Leur recherche peut conduire à une véritable torture. Exemples : le luxe, la richesse…
Pour être heureux il faut avant tout viser la satisfaction des besoins naturels et nécessaires. De cette
satisfaction choisie, l’homme est sur de pouvoir les satisfaire, quel qu’il soit. Mais cela nécessite un travail
et un effort sur soi. En effet, satisfaire tous ses plaisirs peut provoquer ennui et dégoût.

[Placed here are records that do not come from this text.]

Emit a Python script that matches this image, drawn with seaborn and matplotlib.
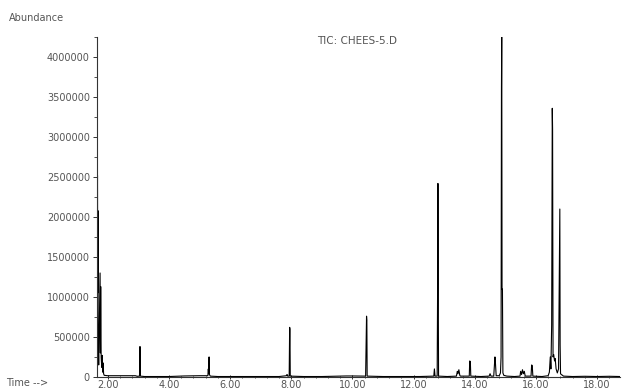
import matplotlib
matplotlib.use("Agg")
import matplotlib.pyplot as plt
from matplotlib.ticker import MultipleLocator, FuncFormatter
import seaborn as sns
import pandas as pd

# Retention time (min) and abundance
time_min = [
    1.640, 1.660, 1.667, 1.674, 1.685, 1.700, 1.745, 1.755, 1.765, 1.780,
    1.800, 1.810, 1.830, 1.845, 1.860, 1.880, 2.000, 2.400, 2.900, 2.960,
    3.035, 3.045, 3.050, 3.055, 3.065, 3.200, 3.600, 4.000, 4.500, 5.000,
    5.270, 5.285, 5.295, 5.310, 5.320, 5.350, 5.600, 6.200, 7.000, 7.600,
    7.840, 7.860, 7.880, 7.930, 7.945, 7.955, 7.965, 8.400, 9.000, 9.800,
    10.000, 10.430, 10.460, 10.470, 10.480, 11.000, 11.600, 12.200, 12.660, 12.680,
    12.700, 12.770, 12.785, 12.795, 12.805, 12.815, 13.100, 13.400, 13.430, 13.450,
    13.480, 13.510, 13.530, 13.820, 13.835, 13.855, 13.870, 14.200, 14.470, 14.500,
    14.530, 14.620, 14.645, 14.660, 14.675, 14.700, 14.800, 14.840, 14.860, 14.873,
    14.882, 14.892, 14.905, 14.920, 14.950, 15.050, 15.300, 15.480, 15.500, 15.530,
    15.560, 15.590, 15.620, 15.650, 15.840, 15.860, 15.880, 15.900, 16.200, 16.400,
    16.440, 16.470, 16.490, 16.515, 16.535, 16.545, 16.560, 16.580, 16.610, 16.630,
    16.660, 16.700, 16.740, 16.770, 16.782, 16.792, 16.805, 16.830, 16.870, 16.900,
    17.200, 17.600, 18.000, 18.400, 18.750,
]
abundance = [
    1000000, 2520000, 1050000, 2080000, 400000, 150000, 1300000, 300000, 1130000, 250000,
    120000, 270000, 60000, 175000, 40000, 20000, 15000, 15000, 15000, 8000,
    10000, 270000, 380000, 260000, 10000, 5000, 5000, 5000, 12000, 15000,
    15000, 100000, 40000, 250000, 30000, 10000, 5000, 5000, 5000, 5000,
    15000, 30000, 10000, 10000, 620000, 600000, 10000, 5000, 5000, 12000,
    12000, 10000, 760000, 710000, 10000, 5000, 5000, 5000, 10000, 100000,
    10000, 10000, 1160000, 2420000, 1180000, 10000, 5000, 10000, 70000, 40000,
    90000, 20000, 10000, 10000, 200000, 190000, 10000, 5000, 10000, 40000,
    10000, 10000, 150000, 250000, 180000, 15000, 15000, 50000, 250000, 3600000,
    4300000, 1100000, 1100000, 50000, 20000, 10000, 5000, 10000, 70000, 30000,
    90000, 40000, 70000, 10000, 10000, 150000, 140000, 10000, 5000, 15000,
    60000, 250000, 100000, 650000, 3360000, 3100000, 250000, 280000, 200000, 230000,
    100000, 50000, 100000, 1640000, 2100000, 400000, 40000, 30000, 20000, 10000,
    5000, 8000, 5000, 8000, 5000,
]

y_ticks = [0, 500000, 1000000, 1500000, 2000000, 2500000, 3000000, 3500000, 4000000]
x_ticks = [2, 4, 6, 8, 10, 12, 14, 16, 18]

df = pd.DataFrame({"Time": time_min, "Abundance": abundance})

sns.set_theme(style="ticks")
plt.rcParams["font.family"] = ["DejaVu Sans"]

fig = plt.figure(figsize=(6.25, 3.91), dpi=100)
ax = fig.add_axes([0.155, 0.036, 0.837, 0.869])

sns.lineplot(data=df, x="Time", y="Abundance", estimator=None, sort=False,
             color="black", linewidth=0.8, ax=ax)

ax.set_xlim(1.64, 18.75)
ax.set_ylim(0, 4250000)
ax.set_xlabel("")
ax.set_ylabel("")

txt_color = "#555555"
ax.set_yticks(y_ticks)
ax.yaxis.set_major_formatter(FuncFormatter(lambda v, p: f"{int(v)}"))
ax.set_xticks(x_ticks)
ax.xaxis.set_major_formatter(FuncFormatter(lambda v, p: f"{v:.2f}"))
ax.xaxis.set_minor_locator(MultipleLocator(0.4))
ax.yaxis.set_minor_locator(MultipleLocator(250000))

ax.tick_params(axis="both", which="major", labelsize=7, labelcolor=txt_color,
               color="#333333", width=0.7)
ax.tick_params(axis="y", which="major", length=3, pad=2)
ax.tick_params(axis="x", which="major", length=3, pad=1, direction="inout")
ax.tick_params(axis="both", which="minor", length=2, width=0.6, color="#333333")
ax.tick_params(axis="x", which="minor", direction="inout")

for s in ["top", "right"]:
    ax.spines[s].set_visible(False)
for s in ["left", "bottom"]:
    ax.spines[s].set_linewidth(0.8)
    ax.spines[s].set_color("#333333")

fig.text(0.014, 0.955, "Abundance", fontsize=7, color=txt_color, ha="left", va="center")
fig.text(0.010, 0.02, "Time -->", fontsize=7, color=txt_color, ha="left", va="center")
fig.text(0.572, 0.895, "TIC: CHEES-5.D", fontsize=7.5, color=txt_color, ha="center", va="center")

fig.savefig("out.png", dpi=100, facecolor="white")
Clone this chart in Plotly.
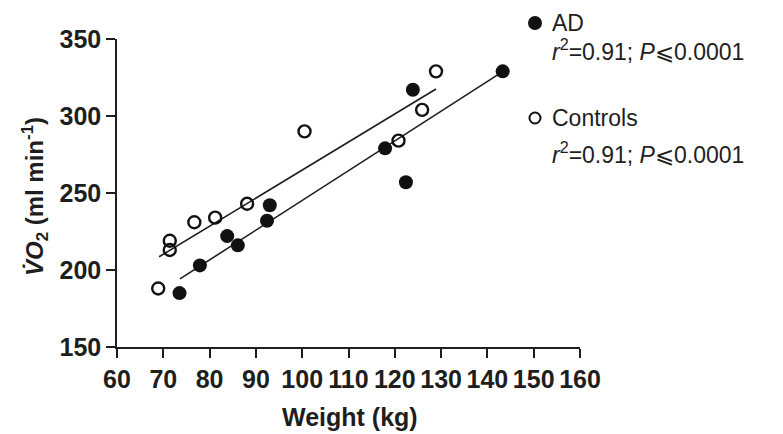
import plotly.graph_objects as go

# Data
ad_weight = [73.5, 77.9, 83.8, 86.1, 92.4, 93.0, 117.9, 122.4, 123.9, 143.3]
ad_vo2 = [185, 203, 222, 216, 232, 242, 279, 257, 317, 329]
ctrl_weight = [68.9, 71.4, 71.4, 76.7, 81.2, 88.1, 100.5, 120.8, 125.9, 128.9]
ctrl_vo2 = [188, 219, 213, 231, 234, 243, 290, 284, 304, 329]

# regression line endpoints
ad_fit_x = [73.6, 143.3]
ad_fit_y = [194.2, 328.8]
ctrl_fit_x = [69.1, 128.9]
ctrl_fit_y = [208.6, 317.5]

x_ticks = [60, 70, 80, 90, 100, 110, 120, 130, 140, 150, 160]
y_ticks = [150, 200, 250, 300, 350]

FONT = "Liberation Sans, Arial, sans-serif"
INK = "#1e1e1e"

fig = go.Figure()
fig.add_trace(go.Scatter(x=ad_fit_x, y=ad_fit_y, mode="lines",
                         line=dict(color=INK, width=1.6), showlegend=False))
fig.add_trace(go.Scatter(x=ctrl_fit_x, y=ctrl_fit_y, mode="lines",
                         line=dict(color=INK, width=1.6), showlegend=False))
fig.add_trace(go.Scatter(x=ad_weight, y=ad_vo2, mode="markers", name="AD",
                         marker=dict(symbol="circle", size=14, color="#111111",
                                     line=dict(width=0)), showlegend=False))
fig.add_trace(go.Scatter(x=ctrl_weight, y=ctrl_vo2, mode="markers", name="Controls",
                         marker=dict(symbol="circle-open", size=12, color="#111111",
                                     line=dict(width=2.4)), showlegend=False))

# the page body has an 8px margin, so work in screen pixels minus 8
OFF = 8
L, R, T, B = 117 - OFF, 580 - OFF, 39 - OFF, 347 - OFF
W, H = 783 - OFF, 434 - OFF

def px(xp):
    return (xp - OFF - L) / (R - L)

def py(yp):
    return (B - (yp - OFF)) / (B - T)

annotations = []
legend_items = [
    ("AD", 23, 50, True),
    ("Controls", 118, 153, False),
]
shapes = []
for label, yl, yr, filled in legend_items:
    annotations.append(dict(xref="paper", yref="paper", x=px(550), y=py(yl),
                            xanchor="left", yanchor="middle", showarrow=False,
                            text=label, font=dict(family=FONT, size=23, color=INK)))
    annotations.append(dict(xref="paper", yref="paper", x=px(550), y=py(yr),
                            xanchor="left", yanchor="middle", showarrow=False,
                            text="<i>r</i><sup>2</sup>=0.91; <i>P</i>\u2a7d0.0001",
                            font=dict(family=FONT, size=23, color=INK)))
    cx, cy = 535, yl
    rr = 7 if filled else 5.5
    shapes.append(dict(type="circle", xref="paper", yref="paper",
                       x0=px(cx - rr), x1=px(cx + rr), y0=py(cy + rr), y1=py(cy - rr),
                       fillcolor="#111111" if filled else "rgba(0,0,0,0)",
                       line=dict(color="#111111", width=0 if filled else 2)))

# axis titles
annotations.append(dict(xref="paper", yref="paper", x=px(350), y=py(417),
                        xanchor="center", yanchor="middle", showarrow=False,
                        text="<b>Weight (kg)</b>",
                        font=dict(family=FONT, size=25, color=INK)))
annotations.append(dict(xref="paper", yref="paper", x=px(35), y=py(197),
                        xanchor="center", yanchor="middle", showarrow=False,
                        textangle=-90,
                        text="<b><i>V\u0307O</i><sub>2</sub> (ml min<sup>-1</sup>)</b>",
                        font=dict(family=FONT, size=24, color=INK)))

fig.update_layout(
    width=W, height=H,
    margin=dict(l=L, r=W - R, t=T, b=H - B),
    paper_bgcolor="white", plot_bgcolor="white",
    showlegend=False,
    annotations=annotations,
    shapes=shapes,
    xaxis=dict(range=[60, 160], tickvals=x_ticks, ticktext=[str(v) for v in x_ticks],
               automargin=False,
               showgrid=False, zeroline=False, showline=True, linecolor=INK,
               linewidth=1.5, ticks="outside", ticklen=9, tickwidth=1.5, tickcolor=INK,
               tickfont=dict(family=FONT, size=25, color=INK, weight="bold")),
    yaxis=dict(range=[150, 350], tickvals=y_ticks, ticktext=[str(v) for v in y_ticks],
               automargin=False,
               showgrid=False, zeroline=False, showline=True, linecolor=INK,
               linewidth=1.5, ticks="outside", ticklen=9, tickwidth=1.5, tickcolor=INK,
               tickfont=dict(family=FONT, size=25, color=INK, weight="bold")),
)

fig.write_html("out.html")
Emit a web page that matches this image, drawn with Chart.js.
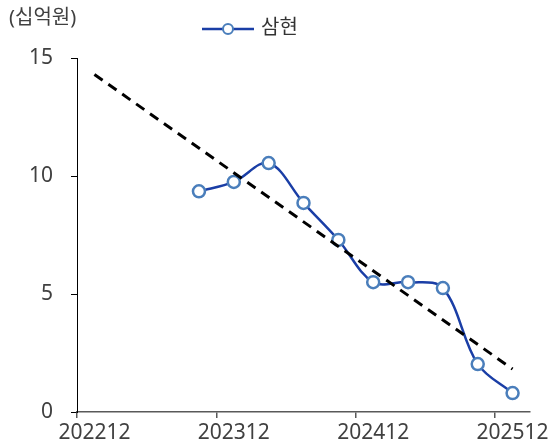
<!DOCTYPE html>
<html>
<head>
<meta charset="utf-8">
<script src="https://cdn.jsdelivr.net/npm/chart.js@4"></script>
<style>
  html, body { margin: 0; padding: 0; background: #fff; }
  #wrap { width: 552px; height: 443px; }
</style>
</head>
<body>
<div id="wrap"><canvas id="samhyunChart"></canvas></div>
<script>
const quarters = [
  "202212","202303","202306","202309","202312","202403","202406",
  "202409","202412","202503","202506","202509","202512"
];
const samhyun = [null, null, null, 9.35, 9.75, 10.55, 8.86, 7.29, 5.5, 5.5, 5.25, 2.03, 0.8];
// trend line end points
const trend = [14.3, null, null, null, null, null, null, null, null, null, null, null, 1.82];
const yTicks = [0, 5, 10, 15];
const seriesName = "삼현";
const unitLabel = "(십억원)";

const FONT = "'Noto Sans', 'Noto Sans CJK KR', sans-serif";
const LINE_BLUE = "#1a3ea6";
const MARK_BLUE = "#4a7ebb";

// unit text + legend drawn at the top
const topLabels = {
  id: "topLabels",
  afterDraw(chart) {
    const ctx = chart.ctx;
    ctx.save();
    ctx.font = "20px " + FONT;
    ctx.fillStyle = "#404040";
    ctx.textBaseline = "middle";
    ctx.textAlign = "left";
    ctx.fillText(unitLabel, 9, 18);

    // legend
    ctx.strokeStyle = LINE_BLUE;
    ctx.lineWidth = 2.5;
    ctx.beginPath();
    ctx.moveTo(202, 29);
    ctx.lineTo(254, 29);
    ctx.stroke();
    ctx.beginPath();
    ctx.arc(228, 29, 5, 0, Math.PI * 2);
    ctx.fillStyle = "#fff";
    ctx.fill();
    ctx.strokeStyle = MARK_BLUE;
    ctx.lineWidth = 2;
    ctx.stroke();
    ctx.fillStyle = "#333";
    ctx.fillText(seriesName, 261, 28);
    ctx.restore();
  }
};

new Chart(document.getElementById("samhyunChart"), {
  type: "line",
  data: {
    labels: quarters,
    datasets: [
      {
        label: "trend",
        data: trend,
        borderColor: "#000",
        borderWidth: 3,
        borderDash: [10, 7],
        pointRadius: 0,
        spanGaps: true,
        tension: 0,
        order: 0
      },
      {
        label: seriesName,
        data: samhyun,
        borderColor: LINE_BLUE,
        borderWidth: 2.5,
        pointRadius: 6,
        pointBorderWidth: 2.5,
        pointBackgroundColor: "#fff",
        pointBorderColor: MARK_BLUE,
        tension: 0.35,
        order: 1
      }
    ]
  },
  options: {
    responsive: true,
    maintainAspectRatio: false,
    animation: false,
    layout: { padding: { top: 58, right: 22, left: 0, bottom: 0 } },
    plugins: {
      legend: { display: false },
      tooltip: { enabled: false }
    },
    scales: {
      x: {
        offset: true,
        grid: {
          offset: true,
          drawOnChartArea: false,
          tickLength: 6,
          lineWidth: 1.5,
          color: c => (c.index !== undefined && c.index % 4 === 0) ? "#595959" : "transparent"
        },
        border: { color: "#595959", width: 1.5 },
        ticks: {
          autoSkip: false,
          maxRotation: 0,
          padding: 2,
          color: "#404040",
          font: { family: FONT, size: 21 },
          callback: function (v, i) { return i % 4 === 0 ? quarters[i] : ""; }
        },
        afterFit: s => { s.height = 31; }
      },
      y: {
        min: 0,
        max: 15,
        afterBuildTicks: s => { s.ticks = yTicks.map(v => ({ value: v })); },
        grid: {
          drawOnChartArea: false,
          tickLength: 6,
          color: "#000"
        },
        border: { color: "#000", width: 1 },
        ticks: {
          padding: 18,
          color: "#404040",
          font: { family: FONT, size: 21 }
        },
        afterFit: s => { s.width = 77; }
      }
    }
  },
  plugins: [topLabels]
});
</script>
</body>
</html>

Il ne faut pas non
plus forcément chercher à fuir la douleur car elle peut donner plus de prix à nos plaisirs.
La difficulté alors est de vouloir faire cet effort et d’user de sa raison : « Ce ne sont pas les beuveries et les
orgies continuelles, les jouissances des jeunes garçons et des jeunes femmes, les poissons et les autres mets
qu’offre une table luxueuse, qui engendrent une vie heureuse, mais la raison vigilante qui recherche
minutieusement les motifs de ce qu’il faut choisir et de ce qu’il faut éviter et qui rejette les vaines opinions
grâce auxquelles le plus grand trouble s’empare des âmes. » (Epicure, Doctrines et Maximes, p.100-103 éd.
Hermann 1965 trad. Solovine).
Dans le même état d’esprit, Epictète propose dans le Manuel de trier entre ce qui dépend de nous et n’en
dépend pas, afin de ne pas se rendre malheureux de notre impuissance à satisfaire toutes nos volontés.